Nessuna conferma invece sul fatto che le due tranche dell’inchiesta possano aver toccato anche aspetti della cessione di quote del Milan – il 48% del club alla cordata rappresentata da Bee Bee Taechaubol – come riportato dalla stampa nel fine settimana.

L’indagine è ancora in fas investigativa: ieri Bruti Liberati ha incontrato l’avvocato Niccolò Ghedini, storico legale di Silvio Berlusconi che ha visto anche il procuratore aggiunto Giulia Perrotti (capo del pool anticorruzione che opera con i pm Roberto Pellicano e Giovanni Polizzi) che coordina l’inchiesta sui diritti tv del calcio per la serie A per il periodo 2015-2018.
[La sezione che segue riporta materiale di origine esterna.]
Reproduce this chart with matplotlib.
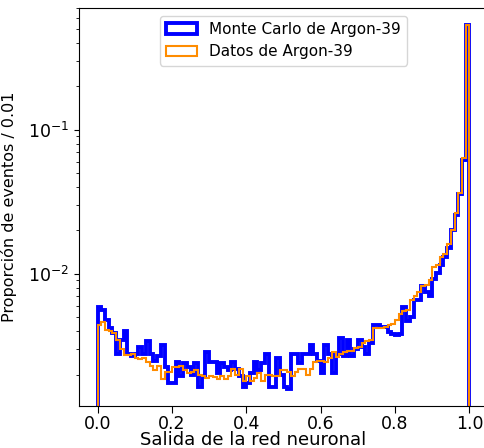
import numpy as np
import matplotlib
matplotlib.use("Agg")
import matplotlib.pyplot as plt

# fracción de eventos por bin (100 bins de ancho 0.01)
mc_argon = [
    5.9e-3, 5.6e-3, 4.8e-3, 4.2e-3, 3.9e-3, 2.8e-3, 3.5e-3, 4.0e-3, 2.8e-3, 2.7e-3,
    2.8e-3, 3.1e-3, 2.8e-3, 3.4e-3, 2.8e-3, 2.5e-3, 2.7e-3, 3.2e-3, 2.27e-3, 1.75e-3,
    1.74e-3, 2.45e-3, 1.95e-3, 2.4e-3, 2.27e-3, 2.0e-3, 2.4e-3, 1.65e-3, 1.95e-3, 2.85e-3,
    2.45e-3, 2.45e-3, 2.05e-3, 2.4e-3, 2.27e-3, 2.15e-3, 2.45e-3, 2.2e-3, 1.95e-3, 1.65e-3,
    1.75e-3, 2.05e-3, 2.45e-3, 2.15e-3, 2.4e-3, 2.8e-3, 1.65e-3, 1.65e-3, 2.6e-3, 2.0e-3,
    1.65e-3, 1.6e-3, 2.8e-3, 2.8e-3, 2.4e-3, 2.8e-3, 2.8e-3, 3.2e-3, 2.8e-3, 2.5e-3,
    2.05e-3, 3.2e-3, 2.8e-3, 2.05e-3, 2.8e-3, 3.6e-3, 2.7e-3, 3.45e-3, 2.7e-3, 3.0e-3,
    3.5e-3, 3.1e-3, 2.8e-3, 3.3e-3, 4.4e-3, 4.4e-3, 4.25e-3, 4.25e-3, 3.95e-3, 3.85e-3,
    3.75e-3, 3.8e-3, 5.9e-3, 4.7e-3, 5.05e-3, 6.6e-3, 6.6e-3, 8.2e-3, 7.5e-3, 7.0e-3,
    9.2e-3, 1.02e-2, 1.15e-2, 1.3e-2, 1.5e-2, 2.02e-2, 2.57e-2, 3.6e-2, 6.2e-2, 0.53,
]

datos_argon = [
    4.4e-3, 4.6e-3, 4.1e-3, 4.0e-3, 3.9e-3, 3.5e-3, 3.0e-3, 2.75e-3, 2.75e-3, 2.8e-3,
    2.6e-3, 2.55e-3, 2.6e-3, 2.45e-3, 2.3e-3, 2.15e-3, 2.3e-3, 1.85e-3, 2.1e-3, 2.1e-3,
    2.25e-3, 2.25e-3, 2.3e-3, 2.15e-3, 2.05e-3, 2.1e-3, 2.15e-3, 2.0e-3, 1.95e-3, 1.9e-3,
    1.95e-3, 1.93e-3, 1.85e-3, 1.95e-3, 1.85e-3, 1.95e-3, 2.2e-3, 2.0e-3, 2.2e-3, 1.8e-3,
    1.95e-3, 1.8e-3, 1.9e-3, 2.05e-3, 1.8e-3, 2.0e-3, 2.0e-3, 1.95e-3, 1.95e-3, 2.15e-3,
    2.15e-3, 2.1e-3, 1.95e-3, 2.1e-3, 2.2e-3, 2.2e-3, 2.0e-3, 2.2e-3, 2.45e-3, 2.5e-3,
    2.5e-3, 2.45e-3, 2.6e-3, 2.85e-3, 2.65e-3, 2.8e-3, 2.85e-3, 2.9e-3, 2.9e-3, 3.05e-3,
    3.1e-3, 3.3e-3, 3.4e-3, 3.5e-3, 4.2e-3, 4.2e-3, 4.2e-3, 4.3e-3, 4.4e-3, 4.5e-3,
    4.8e-3, 5.3e-3, 5.5e-3, 5.6e-3, 6.6e-3, 7.0e-3, 7.5e-3, 8.2e-3, 8.4e-3, 9.1e-3,
    1.11e-2, 1.15e-2, 1.3e-2, 1.37e-2, 1.6e-2, 2.03e-2, 2.65e-2, 3.65e-2, 6.4e-2, 0.53,
]

edges = np.linspace(0, 1, 101)
centros = 0.5 * (edges[:-1] + edges[1:])

fig = plt.figure(figsize=(4.84, 4.48), dpi=100)
ax = fig.add_axes([79 / 484, 42 / 448, 409 / 484, 398 / 448])

ax.hist(centros, bins=edges, weights=mc_argon, histtype="step",
        color="blue", linewidth=2.8, label="Monte Carlo de Argon-39")
ax.hist(centros, bins=edges, weights=datos_argon, histtype="step",
        color="darkorange", linewidth=1.5, label="Datos de Argon-39")

ax.set_yscale("log")
ax.set_xlim(-0.05, 1.05)
ax.set_ylim(1.21e-3, 0.70)
ax.set_xticks([0.0, 0.2, 0.4, 0.6, 0.8, 1.0])
ax.tick_params(axis="both", which="major", labelsize=12.5)
ax.tick_params(axis="x", which="major", length=5, pad=1.5)
ax.spines["right"].set_visible(False)

ax.set_xlabel("Salida de la red neuronal", fontsize=13)
ax.xaxis.set_label_coords((253 - 79) / 409, -0.064)
ax.set_ylabel("Proporción de eventos / 0.01", fontsize=11.5)
ax.yaxis.set_label_coords(-0.152, 0.5)
ax.legend(loc="upper center", fontsize=11)

fig.savefig("out.png", dpi=100)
Il periodo in esame era stato oggetto di un’asta competitiva che ha visto sfidarsi Mediaset e Sky Italia: tutto per ora ruota attorno alla mossa fatta dall’Antitrust che lo scorso maggio si era presentata in Lega Calcio con un decreto di sequestro per acquisire le carte per l’assegnazione dei diritti oggetto del bando gestito dall’advisor Infront e che ha fruttato un incasso di 945 milioni a stagione.

L’ipotesi formulata sarebbe quella di un cartello tra i grandi club che dovrebbe garantire agli stessi la fetta più grande della torta. Nel filone d’indagine, tra l’altro, sarebbero stati raccolti successivamente anche gli sviluppi dell’inchiesta sul barone Filippo Dollfus de Volkesberg, che è stato arrestato in Svizzera nel maggio scorso con l’accusa di aver gestito una vera e propria «holding del riciclaggio» con conti correnti cifrati per imprenditori italiani di primo piano e per soggetti che volevano nascondere soldi, anche frutto di corruzione.

Due tranche di indagine collegate ma sul quale rimane il massimo riserbo.